Objective. Using the data below, return word for word every line from the one holding "Emit a LaTeX" down to the one holding "[satker] at (1221.5,828)". Leave pictures out.

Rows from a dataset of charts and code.
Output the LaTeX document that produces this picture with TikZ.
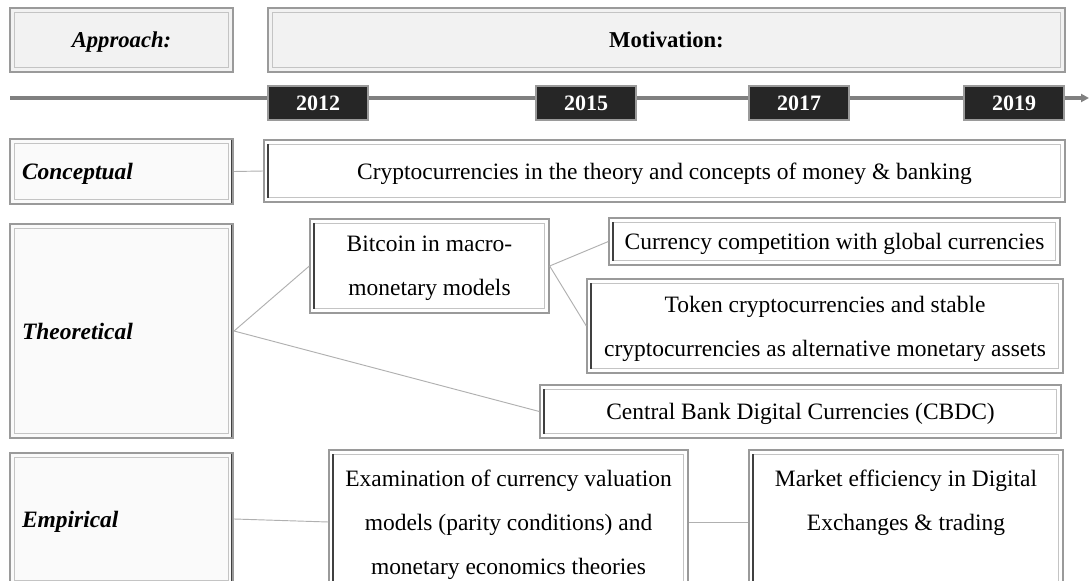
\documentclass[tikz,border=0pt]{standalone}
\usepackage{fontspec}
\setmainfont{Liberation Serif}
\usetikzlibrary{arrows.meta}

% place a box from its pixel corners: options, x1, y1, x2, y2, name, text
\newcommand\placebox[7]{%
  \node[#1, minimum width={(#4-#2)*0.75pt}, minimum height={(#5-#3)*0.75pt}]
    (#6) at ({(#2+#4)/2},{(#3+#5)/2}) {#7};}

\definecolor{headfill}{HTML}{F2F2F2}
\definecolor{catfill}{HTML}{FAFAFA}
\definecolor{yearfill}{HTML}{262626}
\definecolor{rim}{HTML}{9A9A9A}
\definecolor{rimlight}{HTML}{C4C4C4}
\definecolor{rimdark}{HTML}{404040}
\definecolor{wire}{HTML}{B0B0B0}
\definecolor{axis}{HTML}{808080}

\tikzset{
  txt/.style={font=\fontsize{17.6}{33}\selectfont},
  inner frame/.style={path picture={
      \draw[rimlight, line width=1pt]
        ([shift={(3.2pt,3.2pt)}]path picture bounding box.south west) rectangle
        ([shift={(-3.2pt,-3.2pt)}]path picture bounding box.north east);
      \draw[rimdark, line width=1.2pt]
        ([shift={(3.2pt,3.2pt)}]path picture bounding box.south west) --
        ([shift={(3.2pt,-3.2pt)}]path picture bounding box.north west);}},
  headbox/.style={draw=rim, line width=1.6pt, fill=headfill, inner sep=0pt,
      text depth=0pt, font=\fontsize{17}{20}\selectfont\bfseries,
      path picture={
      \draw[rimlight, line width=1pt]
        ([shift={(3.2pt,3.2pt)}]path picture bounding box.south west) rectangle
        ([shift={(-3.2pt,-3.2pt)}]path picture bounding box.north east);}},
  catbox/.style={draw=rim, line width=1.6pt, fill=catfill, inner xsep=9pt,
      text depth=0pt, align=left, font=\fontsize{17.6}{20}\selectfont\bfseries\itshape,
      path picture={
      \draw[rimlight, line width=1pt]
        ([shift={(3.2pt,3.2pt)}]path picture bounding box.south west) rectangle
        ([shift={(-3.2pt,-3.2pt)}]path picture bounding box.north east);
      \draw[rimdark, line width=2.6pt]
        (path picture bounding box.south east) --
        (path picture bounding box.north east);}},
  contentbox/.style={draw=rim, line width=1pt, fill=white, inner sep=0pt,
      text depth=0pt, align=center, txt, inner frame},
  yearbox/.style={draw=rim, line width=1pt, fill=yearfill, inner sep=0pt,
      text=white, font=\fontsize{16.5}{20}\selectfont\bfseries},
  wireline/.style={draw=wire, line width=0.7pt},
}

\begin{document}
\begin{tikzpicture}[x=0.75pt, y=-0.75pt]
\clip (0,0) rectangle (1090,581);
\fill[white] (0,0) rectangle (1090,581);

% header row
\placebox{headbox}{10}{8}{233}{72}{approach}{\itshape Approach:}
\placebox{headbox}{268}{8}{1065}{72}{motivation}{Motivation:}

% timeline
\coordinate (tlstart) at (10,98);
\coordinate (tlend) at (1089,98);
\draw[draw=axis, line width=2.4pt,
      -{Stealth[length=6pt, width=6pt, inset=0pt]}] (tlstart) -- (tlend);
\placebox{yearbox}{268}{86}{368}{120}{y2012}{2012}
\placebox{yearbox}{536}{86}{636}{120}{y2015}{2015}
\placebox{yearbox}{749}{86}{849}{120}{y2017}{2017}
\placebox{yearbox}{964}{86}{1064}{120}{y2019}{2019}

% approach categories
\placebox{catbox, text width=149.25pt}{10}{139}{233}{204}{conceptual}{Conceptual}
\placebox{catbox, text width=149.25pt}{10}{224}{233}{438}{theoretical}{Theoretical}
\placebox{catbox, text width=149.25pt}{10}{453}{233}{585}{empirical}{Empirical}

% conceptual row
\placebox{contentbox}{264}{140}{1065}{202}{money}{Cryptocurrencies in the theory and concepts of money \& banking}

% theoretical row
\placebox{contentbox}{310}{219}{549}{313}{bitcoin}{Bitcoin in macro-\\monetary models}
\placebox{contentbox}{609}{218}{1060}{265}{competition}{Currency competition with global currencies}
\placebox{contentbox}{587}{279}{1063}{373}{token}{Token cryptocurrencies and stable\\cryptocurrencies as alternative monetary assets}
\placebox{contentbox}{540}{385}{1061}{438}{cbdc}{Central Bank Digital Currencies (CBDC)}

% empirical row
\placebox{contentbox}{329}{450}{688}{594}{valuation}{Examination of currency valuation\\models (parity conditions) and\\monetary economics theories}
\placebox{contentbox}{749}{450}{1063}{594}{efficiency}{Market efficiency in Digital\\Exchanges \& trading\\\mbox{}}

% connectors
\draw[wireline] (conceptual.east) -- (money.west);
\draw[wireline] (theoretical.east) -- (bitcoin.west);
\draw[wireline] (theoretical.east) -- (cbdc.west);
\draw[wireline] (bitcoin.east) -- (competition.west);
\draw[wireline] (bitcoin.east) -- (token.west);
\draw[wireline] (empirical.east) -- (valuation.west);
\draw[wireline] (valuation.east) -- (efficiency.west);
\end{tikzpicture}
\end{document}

---

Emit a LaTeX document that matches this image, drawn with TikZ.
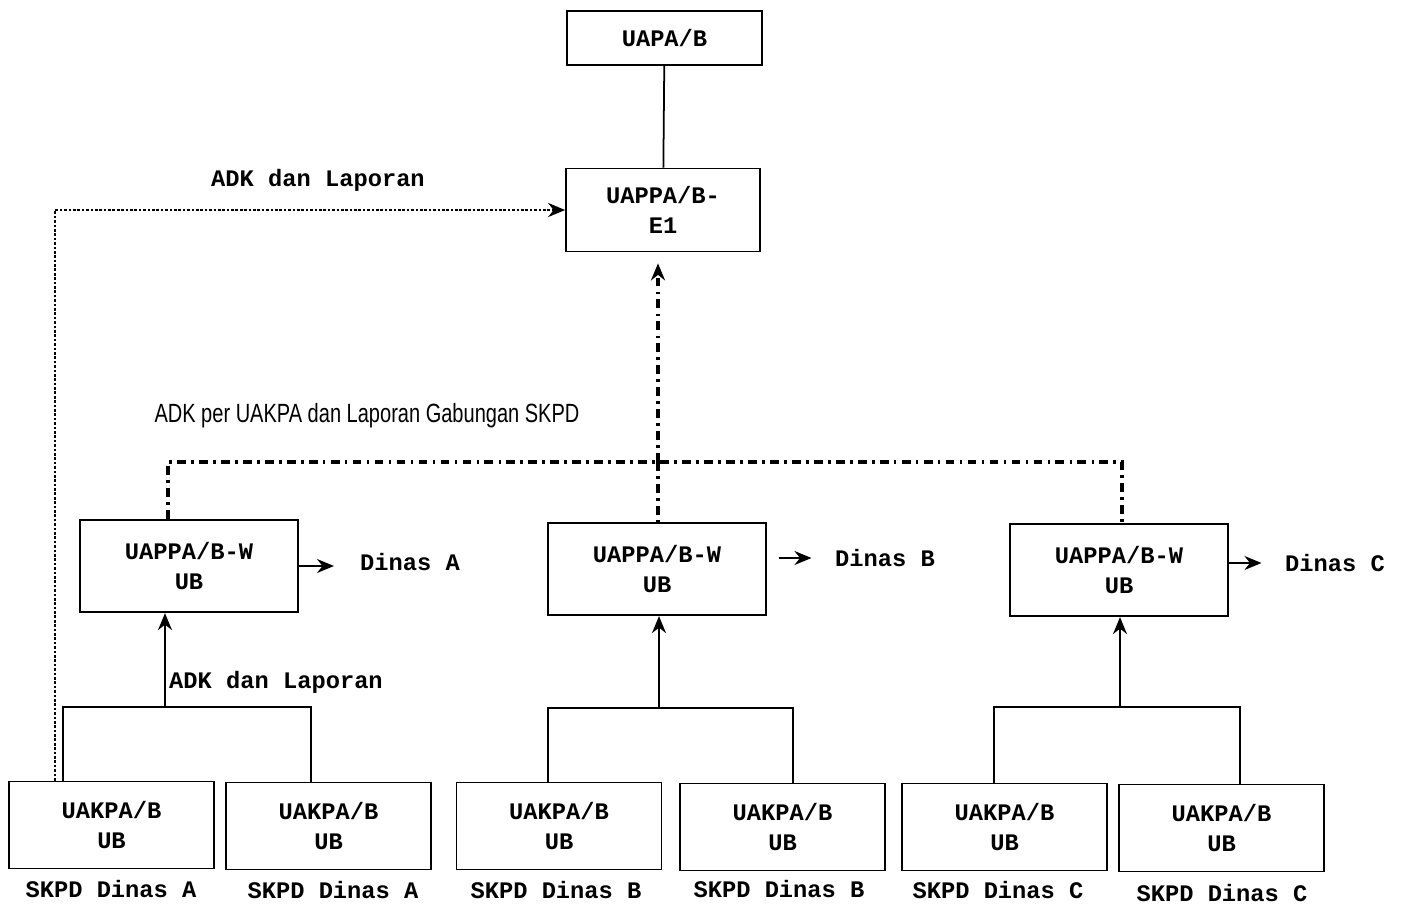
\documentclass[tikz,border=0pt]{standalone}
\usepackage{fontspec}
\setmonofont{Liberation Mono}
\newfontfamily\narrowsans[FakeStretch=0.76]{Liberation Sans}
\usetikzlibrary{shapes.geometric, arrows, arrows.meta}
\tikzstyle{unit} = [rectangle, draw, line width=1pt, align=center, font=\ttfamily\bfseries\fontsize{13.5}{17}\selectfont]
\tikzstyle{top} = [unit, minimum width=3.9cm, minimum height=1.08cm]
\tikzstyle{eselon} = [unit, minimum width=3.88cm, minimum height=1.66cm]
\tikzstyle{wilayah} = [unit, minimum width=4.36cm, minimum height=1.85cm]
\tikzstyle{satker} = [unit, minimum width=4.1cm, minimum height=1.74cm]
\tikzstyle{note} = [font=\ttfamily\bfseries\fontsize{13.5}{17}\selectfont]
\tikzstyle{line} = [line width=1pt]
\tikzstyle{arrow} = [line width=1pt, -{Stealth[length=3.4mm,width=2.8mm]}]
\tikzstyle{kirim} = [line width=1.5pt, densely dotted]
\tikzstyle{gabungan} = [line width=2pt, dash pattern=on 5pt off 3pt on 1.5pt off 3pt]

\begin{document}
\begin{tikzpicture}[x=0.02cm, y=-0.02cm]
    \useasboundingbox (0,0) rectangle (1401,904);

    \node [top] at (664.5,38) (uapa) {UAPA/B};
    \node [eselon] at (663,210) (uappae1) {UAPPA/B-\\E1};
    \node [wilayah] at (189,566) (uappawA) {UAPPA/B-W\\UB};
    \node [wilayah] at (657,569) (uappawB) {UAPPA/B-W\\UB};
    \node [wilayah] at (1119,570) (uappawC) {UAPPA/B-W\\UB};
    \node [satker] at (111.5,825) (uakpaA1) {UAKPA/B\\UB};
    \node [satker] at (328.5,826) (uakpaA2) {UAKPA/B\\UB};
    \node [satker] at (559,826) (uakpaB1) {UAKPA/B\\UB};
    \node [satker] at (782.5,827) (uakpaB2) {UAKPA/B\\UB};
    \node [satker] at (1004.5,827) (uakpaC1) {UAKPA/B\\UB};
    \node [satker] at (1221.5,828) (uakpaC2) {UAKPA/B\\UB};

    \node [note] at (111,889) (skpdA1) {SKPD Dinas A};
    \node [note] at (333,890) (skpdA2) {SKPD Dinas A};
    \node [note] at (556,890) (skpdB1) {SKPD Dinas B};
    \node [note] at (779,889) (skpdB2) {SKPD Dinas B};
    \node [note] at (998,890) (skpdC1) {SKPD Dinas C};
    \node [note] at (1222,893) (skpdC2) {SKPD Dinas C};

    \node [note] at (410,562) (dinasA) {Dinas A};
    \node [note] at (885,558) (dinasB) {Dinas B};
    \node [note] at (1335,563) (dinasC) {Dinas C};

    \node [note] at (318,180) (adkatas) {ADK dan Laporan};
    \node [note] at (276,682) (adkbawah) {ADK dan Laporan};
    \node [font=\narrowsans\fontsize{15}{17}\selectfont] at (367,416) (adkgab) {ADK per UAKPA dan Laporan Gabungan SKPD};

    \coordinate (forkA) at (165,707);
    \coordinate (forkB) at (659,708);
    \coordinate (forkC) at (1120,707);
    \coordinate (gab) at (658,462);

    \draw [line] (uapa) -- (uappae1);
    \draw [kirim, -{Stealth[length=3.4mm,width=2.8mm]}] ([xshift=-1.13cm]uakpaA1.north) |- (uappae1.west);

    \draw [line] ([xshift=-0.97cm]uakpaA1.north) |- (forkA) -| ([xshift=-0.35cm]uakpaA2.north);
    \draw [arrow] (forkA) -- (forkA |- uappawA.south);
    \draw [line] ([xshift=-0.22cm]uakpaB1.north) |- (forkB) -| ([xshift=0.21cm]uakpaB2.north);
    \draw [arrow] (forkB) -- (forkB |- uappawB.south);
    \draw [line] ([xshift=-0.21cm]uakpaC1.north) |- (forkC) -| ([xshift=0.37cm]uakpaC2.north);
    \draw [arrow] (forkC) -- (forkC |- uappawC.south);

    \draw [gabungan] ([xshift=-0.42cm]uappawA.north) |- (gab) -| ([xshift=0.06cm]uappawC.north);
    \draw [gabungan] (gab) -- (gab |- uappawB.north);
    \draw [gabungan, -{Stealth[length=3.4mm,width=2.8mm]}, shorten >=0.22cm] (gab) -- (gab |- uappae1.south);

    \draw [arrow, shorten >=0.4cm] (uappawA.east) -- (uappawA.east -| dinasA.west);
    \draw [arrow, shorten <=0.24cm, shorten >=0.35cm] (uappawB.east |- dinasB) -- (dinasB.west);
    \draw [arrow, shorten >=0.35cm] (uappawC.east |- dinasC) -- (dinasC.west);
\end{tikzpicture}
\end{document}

The solution.
Emit a LaTeX document that matches this image, drawn with TikZ.
\documentclass[tikz,border=0pt]{standalone}
\usepackage{fontspec}
\setmonofont{Liberation Mono}
\newfontfamily\narrowsans[FakeStretch=0.76]{Liberation Sans}
\usetikzlibrary{shapes.geometric, arrows, arrows.meta}
\tikzstyle{unit} = [rectangle, draw, line width=1pt, align=center, font=\ttfamily\bfseries\fontsize{13.5}{17}\selectfont]
\tikzstyle{top} = [unit, minimum width=3.9cm, minimum height=1.08cm]
\tikzstyle{eselon} = [unit, minimum width=3.88cm, minimum height=1.66cm]
\tikzstyle{wilayah} = [unit, minimum width=4.36cm, minimum height=1.85cm]
\tikzstyle{satker} = [unit, minimum width=4.1cm, minimum height=1.74cm]
\tikzstyle{note} = [font=\ttfamily\bfseries\fontsize{13.5}{17}\selectfont]
\tikzstyle{line} = [line width=1pt]
\tikzstyle{arrow} = [line width=1pt, -{Stealth[length=3.4mm,width=2.8mm]}]
\tikzstyle{kirim} = [line width=1.5pt, densely dotted]
\tikzstyle{gabungan} = [line width=2pt, dash pattern=on 5pt off 3pt on 1.5pt off 3pt]

\begin{document}
\begin{tikzpicture}[x=0.02cm, y=-0.02cm]
    \useasboundingbox (0,0) rectangle (1401,904);

    \node [top] at (664.5,38) (uapa) {UAPA/B};
    \node [eselon] at (663,210) (uappae1) {UAPPA/B-\\E1};
    \node [wilayah] at (189,566) (uappawA) {UAPPA/B-W\\UB};
    \node [wilayah] at (657,569) (uappawB) {UAPPA/B-W\\UB};
    \node [wilayah] at (1119,570) (uappawC) {UAPPA/B-W\\UB};
    \node [satker] at (111.5,825) (uakpaA1) {UAKPA/B\\UB};
    \node [satker] at (328.5,826) (uakpaA2) {UAKPA/B\\UB};
    \node [satker] at (559,826) (uakpaB1) {UAKPA/B\\UB};
    \node [satker] at (782.5,827) (uakpaB2) {UAKPA/B\\UB};
    \node [satker] at (1004.5,827) (uakpaC1) {UAKPA/B\\UB};
    \node [satker] at (1221.5,828) (uakpaC2) {UAKPA/B\\UB};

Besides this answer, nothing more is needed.